HSBC’s Swiss private banking arm has agreed to pay nearly $336m to settle a tax fraud case in Belgium, prosecutors said on Tuesday, in the latest blow dealt by the European Union to the Alpine state’s banking sector.
HSBC, Europe’s largest bank, was “charged by a prosecutor in 2014 for serious and organised tax fraud, forgery and falsification of records, money-laundering and illegal use of financial intermediaries”, said prosecutors.
They alleged that HSBC helped and encouraged the avoidance of the EU savings tax by creating offshore companies in Panama and other tax havens in the Caribbean for wealthy Belgian clients “with no other purpose but to hide money”.
A spokesman for HSBC declined to comment. But it has already not been a good week for the bank, which announced 4,000 job losses and parted ways with CEO John Flint on Monday.
The bank has now made and committed to a significant overhaul of its practices to counter financial crime risks following the Belgian allegations, prosecutors said.
European governments have stepped up their pressure on banks and tax havens in recent years after a string of media revelations – including of the disclosure of the Panama Papers, exposed tax avoidance and evasion schemes that helped the wealthy to avoid paying taxes in the bloc.

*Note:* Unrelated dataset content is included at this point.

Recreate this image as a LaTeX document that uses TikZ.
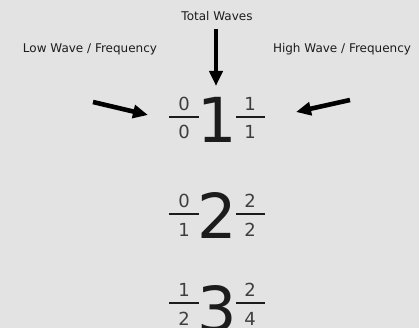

The Belgian prosecutors said that under the settlement, which still needs to be endorsed by Belgian judges, HSBC agreed to pay $330m to the Belgian state for losses in tax revenues caused by the alleged illegal activities carried out by the bank since 2013.
The prosecutors estimated that money transferred to these financial vehicles could amount to several billions of dollars.
More than a thousand Belgian taxpayers could have used HSBC’s illegal schemes, which mostly served clients active in the Antwerp diamond business, prosecutors said.
In addition to the tax fraud, the prosecutors’ statement said part of the illegal transfers could have involved money laundering.
The settlement comes after a French court in February ordered UBS, another Swiss lender, to pay $5bn in penalties for illegally soliciting clients and laundering the proceeds of tax evasion. UBS, which is under investigation in Belgium for a similar case, denies the charges.
Swiss banks have been exposed to such legal challenges since 2004, when Bern agreed to apply an EU tax on the savings income of its lenders’ EU clients.